А Болди — они находили работу там, где могли.
Нетелепаты видели мир почти таким же, каким его видел Букхалтер. Он был сверхнормально чувствителен ко всему, что касалось нормальных людей, он был очень тесно связан с ценностями человеческой расы — и это, несомненно, потому, что он видел человека не только в обычных измерениях. В какой-то степени — и это было неизбежным — он смотрел на людей извне.
И все же он был человеком. Барьер, воздвигнутый телепатией между ним и обычными людьми, делал их подозрительными по отношению к нему — даже более подозрительными, чем если бы он был существом с двумя головами — тогда бы они могли хотя бы испытывать к нему жалость. А так…
Он перестроил сканнер, и над ним возникла новая страница рукописи.
— Скажите, когда, — обратился он к Кейли. Кейли пригладил седые волосы.
— Я чувствую себя сплошным комком нервов, — сказал он. — В конце концов, правя материал, я все время нахожусь в непреходящем напряжении.
— Мы всегда можем отложить публикацию.
Букхалтер бросил это замечание нарочно небрежным тоном и обрадовался, что Кейли не клюнул на него. Самому ему вовсе не хотелось промедления.
— Нет, я хотел бы закончить сейчас.
— Психологическое освобождение?..
— Лучше быть психологом, но не…
— Вы хотите сказать "не Болди". Вы же знаете, что у многих психологов Болди служат в качестве помощников, и результаты получаются неплохие.

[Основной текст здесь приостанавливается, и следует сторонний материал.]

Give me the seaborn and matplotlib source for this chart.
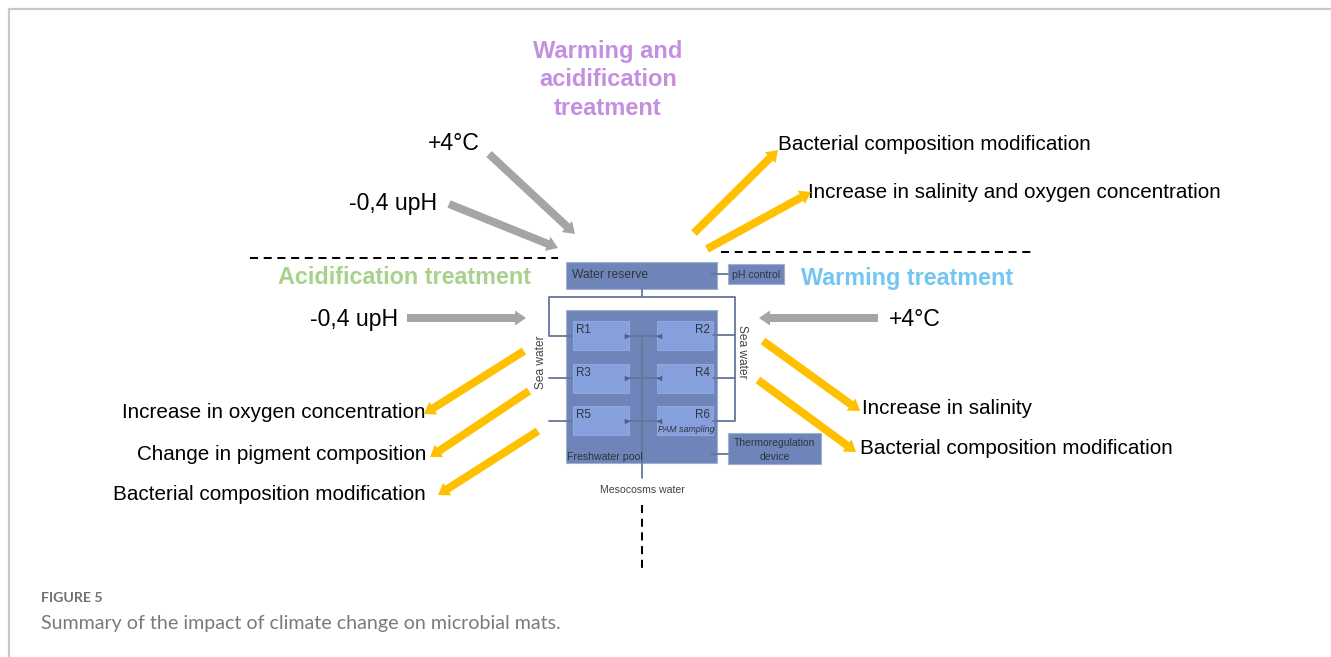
import seaborn as sns
import matplotlib.pyplot as plt
import pandas as pd
from matplotlib.patches import Rectangle

# Labels
title_top = "Warming and\nacidification\ntreatment"
title_left = "Acidification treatment"
title_right = "Warming treatment"
caption_head = "FIGURE 5"
caption_text = "Summary of the impact of climate change on microbial mats."
left_effects = ["Increase in oxygen concentration", "Change in pigment composition", "Bacterial composition modification"]
left_effects_y = [413, 454, 494]
right_effects = ["Increase in salinity", "Bacterial composition modification"]
right_effects_x = [862, 860]
right_effects_y = [408, 449]
top_effects = ["Bacterial composition modification", "Increase in salinity and oxygen concentration"]
top_effects_x = [778, 808]
top_effects_y = [144, 192]
reactors = ["R1", "R2", "R3", "R4", "R5", "R6"]
reactors_x = [573, 657, 573, 657, 573, 657]
reactors_y = [321, 321, 364, 364, 406, 406]

# Arrows as start x, start y, end x, end y (picture pixels)
gray_arrows = [(489, 154, 575, 234), (449, 204, 558, 248), (407, 318, 526, 318), (878, 318, 759, 318)]
yellow_arrows = [(694, 233, 778, 150), (707, 249, 811, 192),
                 (524, 351, 424, 414), (529, 391, 430, 457), (538, 431, 438, 495),
                 (763, 341, 860, 411), (758, 380, 856, 452)]

# Black dashed separators
dash_x = [[250, 558], [721, 1031], [642, 642]]
dash_y = [[258, 258], [252, 252], [505, 568]]

# Pipes of the set-up
pipes = [
    [(642, 289), (642, 297)],
    [(572, 336), (549, 336), (549, 297), (735, 297), (735, 421), (713, 421)],
    [(549, 378), (572, 378)], [(549, 421), (572, 421)],
    [(735, 335), (713, 335)], [(735, 378), (713, 378)],
    [(627, 336), (659, 336)], [(627, 378), (659, 378)], [(627, 421), (659, 421)],
    [(642, 336), (642, 478)],
    [(711, 274), (728, 274)], [(711, 454), (728, 454)],
]
pipe_rows = [(i, x, y) for i, pipe in enumerate(pipes) for x, y in pipe]
pipe_df = pd.DataFrame(pipe_rows, columns=["pipe", "x", "y"])

# Small valve marks at the reactor outlets
valve_left_x = [627, 627, 627]
valve_right_x = [659, 659, 659]
valve_y = [336, 378, 421]

sns.set_theme(style="white")
plt.rcParams["font.family"] = ["Liberation Sans", "DejaVu Sans"]

fig, ax = plt.subplots(figsize=(13.31, 6.57), dpi=100)
fig.subplots_adjust(left=0, right=1, top=1, bottom=0)
ax.set_xlim(0, 1331)
ax.set_ylim(657, 0)
ax.axis("off")

# Page frame
sns.lineplot(x=[8.5, 8.5, 1331], y=[657, 8.5, 8.5], sort=False, estimator=None, color="#c9c9c9", linewidth=1.6, ax=ax)

# Tanks
box_col = "#6f85b9"
tanks = [(566, 262, 151, 27), (728, 264, 56, 20), (566, 310, 151, 153), (728, 433, 93, 31)]
for x, y, w, h in tanks:
    ax.add_patch(Rectangle((x, y), w, h, facecolor=box_col, edgecolor="#a3b1d1", linewidth=0.8, zorder=1))
for x, y in zip(reactors_x, reactors_y):
    ax.add_patch(Rectangle((x, y), 56, 29, facecolor="#86a0de", edgecolor="#96addf", linewidth=0.6, zorder=2))

sns.lineplot(data=pipe_df, x="x", y="y", units="pipe", estimator=None, sort=False,
             color="#66769c", linewidth=1.3, ax=ax, zorder=3)
sns.scatterplot(x=valve_left_x, y=valve_y, marker=">", s=16, color="#4f5f85", linewidth=0, ax=ax, zorder=3)
sns.scatterplot(x=valve_right_x, y=valve_y, marker="<", s=16, color="#4f5f85", linewidth=0, ax=ax, zorder=3)

dark = "#2f3440"
ax.text(572, 274.5, "Water reserve", fontsize=8.7, color=dark, va="center")
ax.text(756, 275, "pH control", fontsize=7.6, color=dark, va="center", ha="center")
ax.text(774.5, 450, "Thermoregulation\ndevice", fontsize=7.5, color=dark, va="center", ha="center", linespacing=1.5)
ax.text(567, 457, "Freshwater pool", fontsize=7.6, color=dark, va="center")
ax.text(642, 490, "Mesocosms water", fontsize=7.6, color="#444444", va="center", ha="center")
ax.text(541, 362, "Sea water", fontsize=8.6, color="#444444", va="center", ha="center", rotation=90)
ax.text(742, 352, "Sea water", fontsize=8.6, color="#444444", va="center", ha="center", rotation=-90)
ax.text(686, 430, "PAM sampling", fontsize=6.4, color=dark, va="center", ha="center", style="italic")
for name, x, y in zip(reactors, reactors_x, reactors_y):
    if x < 640:
        ax.text(x + 3, y + 9, name, fontsize=8.4, color=dark, va="center")
    else:
        ax.text(x + 53, y + 9, name, fontsize=8.4, color=dark, va="center", ha="right")

# Separators
for xs, ys in zip(dash_x, dash_y):
    sns.lineplot(x=xs, y=ys, sort=False, estimator=None, color="black", linewidth=1.45,
                 linestyle=(0, (4, 2.8)), ax=ax)

# Thick block arrows
for arrows, col in [(gray_arrows, "#a5a5a5"), (yellow_arrows, "#ffc000")]:
    for x0, y0, x1, y1 in arrows:
        ax.arrow(x0, y0, x1 - x0, y1 - y0, width=8, head_width=15, head_length=11,
                 length_includes_head=True, color=col, linewidth=0, zorder=4)

# Treatment titles
ax.text(608, 80, title_top, fontsize=17, fontweight="bold", color="#c58fe0", ha="center", va="center", linespacing=1.28)
ax.text(405, 278, title_left, fontsize=16.8, fontweight="bold", color="#a9d18e", ha="center", va="center")
ax.text(907, 278, title_right, fontsize=16.8, fontweight="bold", color="#74c6f2", ha="center", va="center")

# Forcing labels
forcing = 16.6
ax.text(453.5, 143.5, "+4°C", fontsize=forcing, color="black", ha="center", va="center")
ax.text(393.5, 203.5, "-0,4 upH", fontsize=forcing, color="black", ha="center", va="center")
ax.text(354.5, 319.5, "-0,4 upH", fontsize=forcing, color="black", ha="center", va="center")
ax.text(914.5, 319.5, "+4°C", fontsize=forcing, color="black", ha="center", va="center")

# Effect labels
big = 14.9
for label, y in zip(left_effects, left_effects_y):
    ax.text(426, y, label, fontsize=big, color="black", ha="right", va="center")
for label, x, y in zip(right_effects, right_effects_x, right_effects_y):
    ax.text(x, y, label, fontsize=big, color="black", va="center")
for label, x, y in zip(top_effects, top_effects_x, top_effects_y):
    ax.text(x, y, label, fontsize=big, color="black", va="center")

# Caption
ax.text(41, 598, caption_head, fontsize=10.2, color="#6f6f6f", va="center", family="Lato", fontweight="bold")
ax.text(41, 623, caption_text, fontsize=14.1, color="#7a7a7a", va="center", family="Lato")

fig.savefig("out.png", dpi=100)
plt.close(fig)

Кейли выпустил клуб табачного дыма и медленно затянулся вновь.
— Я полагаю… у меня было не очень много контактов с Болди. Хотя в некотором смысле — излишне много. Мне приходилось встречаться с ними в лечебнице. Я не обидел вас?
— Нет, — ответил Букхалтер. — Каждая мутация совершается слишком близко от пределов разумного. Бывает множество неудач. Жестокая радиация дала лишь один вид истинной мутации: безволосых телепатов. Но не все из них пошли по верному пути. Мозг — прибор странный, как вам известно. Фигурально выражаясь, он подобен коллоидному балансированию на острие булавки. Если есть хоть какой-то прок, телепатия непременно должна увеличить его до гигантских размеров. Поэтому Взрыв стал причиной такого огромного количества изменений психики. И не только среди Болди, но и среди других мутаций, возникших позднее. Исключение составляет тот факт, что у Болди почти всегда развивалась паранойя.
— И дементиа проекус, — сказал Кейли.
Он находил облегчение в том, что теперь центром внимания стал Букхалтер, а не он.
— Да, и дементиа проекус. Когда смущенный разум приобретает телепатический инстинкт, он не может справиться с ним полностью. Имеет место дезориентация. Параноическая группа удалилась в свой собственный мир, и дементиа проекус просто не подозревают о том, что этот мир существует. Есть отклонения, но я думаю, что основа такова.
— Это звучит пугающе, — задумчиво проговорил Букхалтер. — Я думаю, мы должны ассимилироваться. Просто было еще мало времени. Мы специализируемся определенным образом, и в некоторых работах мы можем быть полезны.
— Если пребывание здесь удовлетворяет вас. Болди, которые не носят париков…
— У них такой плохой характер, что все они неизбежно будут убиты на дуэлях, — улыбнулся Букхалтер. — Впрочем, не велика потеря. Мы, оставшиеся, получим то, что нам так необходимо: признание. Ни рога, ни копыта никому не нужны. Кейли покачал головой.